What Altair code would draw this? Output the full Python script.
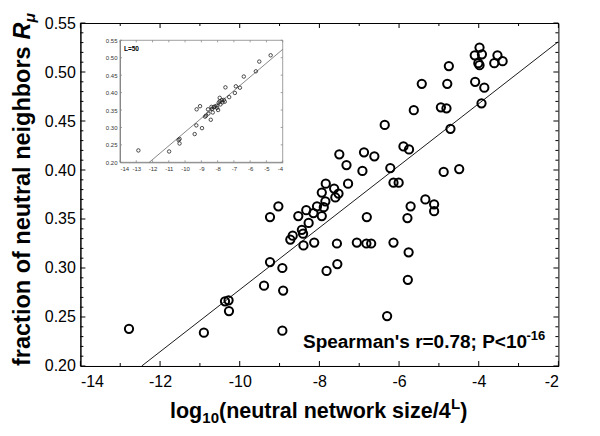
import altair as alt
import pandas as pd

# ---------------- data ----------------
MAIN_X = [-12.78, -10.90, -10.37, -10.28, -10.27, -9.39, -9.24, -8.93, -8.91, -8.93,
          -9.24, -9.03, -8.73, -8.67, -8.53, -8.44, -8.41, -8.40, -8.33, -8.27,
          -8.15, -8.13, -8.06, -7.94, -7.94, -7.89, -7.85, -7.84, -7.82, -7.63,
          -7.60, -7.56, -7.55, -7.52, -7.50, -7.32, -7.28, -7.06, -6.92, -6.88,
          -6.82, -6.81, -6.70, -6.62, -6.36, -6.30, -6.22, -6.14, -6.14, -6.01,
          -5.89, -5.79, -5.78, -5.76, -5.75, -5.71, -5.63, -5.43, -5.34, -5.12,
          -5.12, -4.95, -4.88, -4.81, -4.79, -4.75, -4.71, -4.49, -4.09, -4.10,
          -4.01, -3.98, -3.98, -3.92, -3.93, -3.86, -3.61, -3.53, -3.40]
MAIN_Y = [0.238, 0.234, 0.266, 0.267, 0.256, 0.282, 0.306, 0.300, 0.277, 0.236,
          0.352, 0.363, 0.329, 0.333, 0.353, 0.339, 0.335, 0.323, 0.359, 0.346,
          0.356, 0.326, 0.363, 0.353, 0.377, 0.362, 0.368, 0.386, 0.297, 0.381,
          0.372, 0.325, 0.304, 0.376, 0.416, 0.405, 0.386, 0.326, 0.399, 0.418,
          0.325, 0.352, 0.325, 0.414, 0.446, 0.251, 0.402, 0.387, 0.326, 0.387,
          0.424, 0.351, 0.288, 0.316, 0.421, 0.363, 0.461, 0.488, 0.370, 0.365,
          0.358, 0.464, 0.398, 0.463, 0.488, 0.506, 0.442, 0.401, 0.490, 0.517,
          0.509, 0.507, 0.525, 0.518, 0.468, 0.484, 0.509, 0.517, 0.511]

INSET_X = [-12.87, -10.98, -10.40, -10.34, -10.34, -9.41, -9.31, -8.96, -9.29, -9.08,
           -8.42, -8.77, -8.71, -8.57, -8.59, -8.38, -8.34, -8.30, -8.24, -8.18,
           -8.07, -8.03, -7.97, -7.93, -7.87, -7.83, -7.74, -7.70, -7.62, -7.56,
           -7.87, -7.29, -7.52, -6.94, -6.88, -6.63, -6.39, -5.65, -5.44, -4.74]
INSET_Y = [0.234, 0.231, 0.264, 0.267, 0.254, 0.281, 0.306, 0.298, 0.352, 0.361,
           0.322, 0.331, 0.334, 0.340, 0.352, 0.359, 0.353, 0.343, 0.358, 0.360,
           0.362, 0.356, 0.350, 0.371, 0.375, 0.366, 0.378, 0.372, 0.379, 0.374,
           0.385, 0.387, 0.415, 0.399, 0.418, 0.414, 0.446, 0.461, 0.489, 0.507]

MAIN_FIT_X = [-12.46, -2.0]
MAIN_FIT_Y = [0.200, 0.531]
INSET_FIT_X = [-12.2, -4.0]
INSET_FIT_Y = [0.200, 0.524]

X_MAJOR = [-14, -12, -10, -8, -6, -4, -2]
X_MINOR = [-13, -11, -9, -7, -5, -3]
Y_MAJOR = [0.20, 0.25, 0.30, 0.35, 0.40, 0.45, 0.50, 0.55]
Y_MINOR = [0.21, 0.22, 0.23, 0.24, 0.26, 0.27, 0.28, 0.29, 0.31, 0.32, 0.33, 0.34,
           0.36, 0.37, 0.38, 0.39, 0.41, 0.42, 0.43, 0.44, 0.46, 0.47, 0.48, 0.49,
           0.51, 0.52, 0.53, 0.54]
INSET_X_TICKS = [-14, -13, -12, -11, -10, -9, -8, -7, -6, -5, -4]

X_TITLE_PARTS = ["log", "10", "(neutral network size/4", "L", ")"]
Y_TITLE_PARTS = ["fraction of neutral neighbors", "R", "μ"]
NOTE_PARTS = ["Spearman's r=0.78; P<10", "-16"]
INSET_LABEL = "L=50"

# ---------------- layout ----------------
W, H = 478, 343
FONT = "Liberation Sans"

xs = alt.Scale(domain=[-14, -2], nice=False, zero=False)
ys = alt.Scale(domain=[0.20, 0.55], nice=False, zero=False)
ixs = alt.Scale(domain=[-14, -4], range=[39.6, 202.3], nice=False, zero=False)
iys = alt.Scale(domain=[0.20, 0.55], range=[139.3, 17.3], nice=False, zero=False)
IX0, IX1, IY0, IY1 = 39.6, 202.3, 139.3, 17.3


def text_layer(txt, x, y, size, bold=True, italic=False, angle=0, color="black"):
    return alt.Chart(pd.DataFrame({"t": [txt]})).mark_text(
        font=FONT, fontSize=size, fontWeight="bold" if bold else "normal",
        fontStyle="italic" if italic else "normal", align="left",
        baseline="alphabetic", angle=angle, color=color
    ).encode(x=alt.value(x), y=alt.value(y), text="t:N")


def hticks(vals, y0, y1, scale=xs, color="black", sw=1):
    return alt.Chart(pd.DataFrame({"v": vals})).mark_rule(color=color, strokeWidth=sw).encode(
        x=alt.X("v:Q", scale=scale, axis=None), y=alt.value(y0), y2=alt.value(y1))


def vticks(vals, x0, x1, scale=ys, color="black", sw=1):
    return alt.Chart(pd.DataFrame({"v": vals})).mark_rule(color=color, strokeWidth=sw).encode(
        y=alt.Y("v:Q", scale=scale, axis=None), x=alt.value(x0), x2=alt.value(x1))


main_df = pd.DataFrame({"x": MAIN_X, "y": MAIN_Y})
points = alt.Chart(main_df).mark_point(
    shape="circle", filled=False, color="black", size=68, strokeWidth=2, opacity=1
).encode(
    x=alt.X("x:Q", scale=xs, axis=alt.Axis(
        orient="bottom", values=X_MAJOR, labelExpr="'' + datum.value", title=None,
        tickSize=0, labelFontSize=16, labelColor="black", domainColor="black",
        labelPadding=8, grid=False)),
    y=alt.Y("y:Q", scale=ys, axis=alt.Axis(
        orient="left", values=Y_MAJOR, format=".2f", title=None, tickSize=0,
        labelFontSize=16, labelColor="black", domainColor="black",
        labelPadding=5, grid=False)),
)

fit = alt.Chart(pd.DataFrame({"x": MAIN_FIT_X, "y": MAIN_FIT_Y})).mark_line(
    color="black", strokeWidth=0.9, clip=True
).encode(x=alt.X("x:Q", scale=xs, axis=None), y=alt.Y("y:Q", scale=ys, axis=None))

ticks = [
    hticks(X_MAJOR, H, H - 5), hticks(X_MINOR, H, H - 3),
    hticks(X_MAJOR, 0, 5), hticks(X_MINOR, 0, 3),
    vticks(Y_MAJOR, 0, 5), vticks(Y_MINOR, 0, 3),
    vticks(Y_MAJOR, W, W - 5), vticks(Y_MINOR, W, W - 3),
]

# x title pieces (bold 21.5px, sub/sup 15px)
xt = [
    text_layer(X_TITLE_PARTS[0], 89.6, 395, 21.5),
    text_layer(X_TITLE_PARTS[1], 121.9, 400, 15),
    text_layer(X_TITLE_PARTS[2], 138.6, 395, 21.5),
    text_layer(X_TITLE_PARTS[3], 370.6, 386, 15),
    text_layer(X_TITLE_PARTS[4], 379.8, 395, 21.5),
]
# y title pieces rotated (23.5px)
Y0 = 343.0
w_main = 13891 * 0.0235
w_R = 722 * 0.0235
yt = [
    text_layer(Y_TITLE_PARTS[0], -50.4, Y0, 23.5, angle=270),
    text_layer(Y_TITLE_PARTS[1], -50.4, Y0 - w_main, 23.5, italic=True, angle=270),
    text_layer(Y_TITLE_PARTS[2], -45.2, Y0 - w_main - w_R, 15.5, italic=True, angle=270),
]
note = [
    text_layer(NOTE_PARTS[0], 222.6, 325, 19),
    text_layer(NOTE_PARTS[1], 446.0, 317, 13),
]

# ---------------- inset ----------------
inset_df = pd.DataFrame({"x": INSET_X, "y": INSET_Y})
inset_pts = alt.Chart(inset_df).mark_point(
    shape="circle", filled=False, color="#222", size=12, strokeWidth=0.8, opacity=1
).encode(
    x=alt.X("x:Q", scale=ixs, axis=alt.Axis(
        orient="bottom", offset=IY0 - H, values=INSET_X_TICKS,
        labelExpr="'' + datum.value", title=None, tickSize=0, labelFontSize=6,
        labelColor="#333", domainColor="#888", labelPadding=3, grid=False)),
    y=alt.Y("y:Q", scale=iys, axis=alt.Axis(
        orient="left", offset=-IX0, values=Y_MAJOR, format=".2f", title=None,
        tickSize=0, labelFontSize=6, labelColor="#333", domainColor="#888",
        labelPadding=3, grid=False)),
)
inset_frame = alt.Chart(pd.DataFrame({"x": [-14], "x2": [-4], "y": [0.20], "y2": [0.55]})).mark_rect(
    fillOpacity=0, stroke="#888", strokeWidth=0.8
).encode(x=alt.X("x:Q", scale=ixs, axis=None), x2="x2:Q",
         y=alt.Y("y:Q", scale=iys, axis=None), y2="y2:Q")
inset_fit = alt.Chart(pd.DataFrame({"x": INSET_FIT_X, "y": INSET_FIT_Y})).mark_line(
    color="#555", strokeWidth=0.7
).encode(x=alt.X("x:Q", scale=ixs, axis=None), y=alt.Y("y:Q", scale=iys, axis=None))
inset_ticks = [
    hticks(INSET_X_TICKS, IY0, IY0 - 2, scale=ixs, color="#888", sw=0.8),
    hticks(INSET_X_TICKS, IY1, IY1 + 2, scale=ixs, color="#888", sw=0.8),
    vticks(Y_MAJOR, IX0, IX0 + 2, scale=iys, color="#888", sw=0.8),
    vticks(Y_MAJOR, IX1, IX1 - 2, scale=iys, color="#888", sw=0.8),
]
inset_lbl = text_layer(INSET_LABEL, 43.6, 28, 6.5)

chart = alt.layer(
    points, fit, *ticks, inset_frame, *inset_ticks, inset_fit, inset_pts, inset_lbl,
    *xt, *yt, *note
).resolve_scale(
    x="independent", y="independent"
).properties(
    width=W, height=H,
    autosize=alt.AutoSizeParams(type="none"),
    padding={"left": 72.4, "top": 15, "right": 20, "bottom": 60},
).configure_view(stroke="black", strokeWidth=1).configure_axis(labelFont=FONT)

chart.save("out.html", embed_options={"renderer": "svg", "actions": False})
--
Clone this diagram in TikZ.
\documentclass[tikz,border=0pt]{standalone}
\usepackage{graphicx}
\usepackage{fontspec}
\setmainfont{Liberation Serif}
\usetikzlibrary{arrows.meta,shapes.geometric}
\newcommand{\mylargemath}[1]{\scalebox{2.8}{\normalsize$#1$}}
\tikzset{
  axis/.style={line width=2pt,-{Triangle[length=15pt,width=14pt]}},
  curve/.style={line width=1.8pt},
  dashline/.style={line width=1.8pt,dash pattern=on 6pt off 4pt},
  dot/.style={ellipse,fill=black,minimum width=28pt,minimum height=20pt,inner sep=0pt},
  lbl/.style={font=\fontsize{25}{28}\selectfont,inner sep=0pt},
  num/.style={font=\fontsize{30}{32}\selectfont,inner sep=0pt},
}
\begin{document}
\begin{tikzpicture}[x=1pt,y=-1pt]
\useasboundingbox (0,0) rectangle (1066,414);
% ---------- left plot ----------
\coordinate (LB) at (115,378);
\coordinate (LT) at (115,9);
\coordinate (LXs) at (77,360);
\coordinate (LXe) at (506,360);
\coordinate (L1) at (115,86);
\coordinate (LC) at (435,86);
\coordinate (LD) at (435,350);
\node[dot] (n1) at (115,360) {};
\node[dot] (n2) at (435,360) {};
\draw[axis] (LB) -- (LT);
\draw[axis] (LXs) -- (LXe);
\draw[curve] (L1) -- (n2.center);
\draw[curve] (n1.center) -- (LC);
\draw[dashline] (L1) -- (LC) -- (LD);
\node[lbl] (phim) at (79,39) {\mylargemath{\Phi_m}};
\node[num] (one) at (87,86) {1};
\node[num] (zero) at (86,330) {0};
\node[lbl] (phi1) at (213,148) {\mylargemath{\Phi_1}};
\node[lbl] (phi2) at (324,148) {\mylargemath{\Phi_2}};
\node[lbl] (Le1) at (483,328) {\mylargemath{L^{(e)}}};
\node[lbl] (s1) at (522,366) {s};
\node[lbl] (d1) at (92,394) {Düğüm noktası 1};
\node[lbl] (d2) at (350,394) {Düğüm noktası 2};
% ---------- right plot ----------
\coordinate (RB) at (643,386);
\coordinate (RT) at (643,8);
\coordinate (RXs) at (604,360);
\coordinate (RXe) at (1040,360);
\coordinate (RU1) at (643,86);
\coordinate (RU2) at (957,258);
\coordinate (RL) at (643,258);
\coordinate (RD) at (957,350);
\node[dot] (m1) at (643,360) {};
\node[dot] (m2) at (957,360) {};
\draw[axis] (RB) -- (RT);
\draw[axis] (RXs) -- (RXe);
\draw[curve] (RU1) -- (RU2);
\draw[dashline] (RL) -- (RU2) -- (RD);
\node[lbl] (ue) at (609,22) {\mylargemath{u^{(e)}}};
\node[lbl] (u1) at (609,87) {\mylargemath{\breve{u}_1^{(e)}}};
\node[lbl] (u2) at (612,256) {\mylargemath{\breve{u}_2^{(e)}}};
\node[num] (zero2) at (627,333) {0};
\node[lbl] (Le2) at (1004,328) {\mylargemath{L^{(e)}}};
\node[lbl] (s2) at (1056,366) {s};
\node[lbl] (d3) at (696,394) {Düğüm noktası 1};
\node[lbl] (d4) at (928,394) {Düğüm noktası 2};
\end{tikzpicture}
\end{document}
--
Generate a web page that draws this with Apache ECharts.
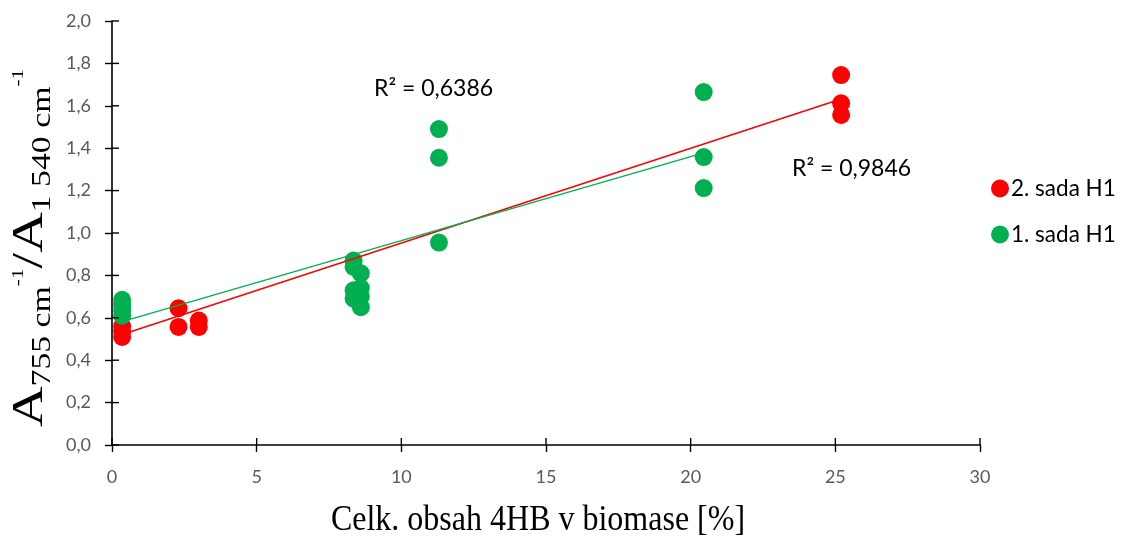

Instructions to follow: Working from the entries above, reproduce exactly and only the lines beginning with the line that has "What Altair code" and ending with the line that has "0.461, 0.489, 0.507]"; omit all pictures.

Task output:
What Altair code would draw this? Output the full Python script.
import altair as alt
import pandas as pd

# ---------------- data ----------------
MAIN_X = [-12.78, -10.90, -10.37, -10.28, -10.27, -9.39, -9.24, -8.93, -8.91, -8.93,
          -9.24, -9.03, -8.73, -8.67, -8.53, -8.44, -8.41, -8.40, -8.33, -8.27,
          -8.15, -8.13, -8.06, -7.94, -7.94, -7.89, -7.85, -7.84, -7.82, -7.63,
          -7.60, -7.56, -7.55, -7.52, -7.50, -7.32, -7.28, -7.06, -6.92, -6.88,
          -6.82, -6.81, -6.70, -6.62, -6.36, -6.30, -6.22, -6.14, -6.14, -6.01,
          -5.89, -5.79, -5.78, -5.76, -5.75, -5.71, -5.63, -5.43, -5.34, -5.12,
          -5.12, -4.95, -4.88, -4.81, -4.79, -4.75, -4.71, -4.49, -4.09, -4.10,
          -4.01, -3.98, -3.98, -3.92, -3.93, -3.86, -3.61, -3.53, -3.40]
MAIN_Y = [0.238, 0.234, 0.266, 0.267, 0.256, 0.282, 0.306, 0.300, 0.277, 0.236,
          0.352, 0.363, 0.329, 0.333, 0.353, 0.339, 0.335, 0.323, 0.359, 0.346,
          0.356, 0.326, 0.363, 0.353, 0.377, 0.362, 0.368, 0.386, 0.297, 0.381,
          0.372, 0.325, 0.304, 0.376, 0.416, 0.405, 0.386, 0.326, 0.399, 0.418,
          0.325, 0.352, 0.325, 0.414, 0.446, 0.251, 0.402, 0.387, 0.326, 0.387,
          0.424, 0.351, 0.288, 0.316, 0.421, 0.363, 0.461, 0.488, 0.370, 0.365,
          0.358, 0.464, 0.398, 0.463, 0.488, 0.506, 0.442, 0.401, 0.490, 0.517,
          0.509, 0.507, 0.525, 0.518, 0.468, 0.484, 0.509, 0.517, 0.511]

INSET_X = [-12.87, -10.98, -10.40, -10.34, -10.34, -9.41, -9.31, -8.96, -9.29, -9.08,
           -8.42, -8.77, -8.71, -8.57, -8.59, -8.38, -8.34, -8.30, -8.24, -8.18,
           -8.07, -8.03, -7.97, -7.93, -7.87, -7.83, -7.74, -7.70, -7.62, -7.56,
           -7.87, -7.29, -7.52, -6.94, -6.88, -6.63, -6.39, -5.65, -5.44, -4.74]
INSET_Y = [0.234, 0.231, 0.264, 0.267, 0.254, 0.281, 0.306, 0.298, 0.352, 0.361,
           0.322, 0.331, 0.334, 0.340, 0.352, 0.359, 0.353, 0.343, 0.358, 0.360,
           0.362, 0.356, 0.350, 0.371, 0.375, 0.366, 0.378, 0.372, 0.379, 0.374,
           0.385, 0.387, 0.415, 0.399, 0.418, 0.414, 0.446, 0.461, 0.489, 0.507]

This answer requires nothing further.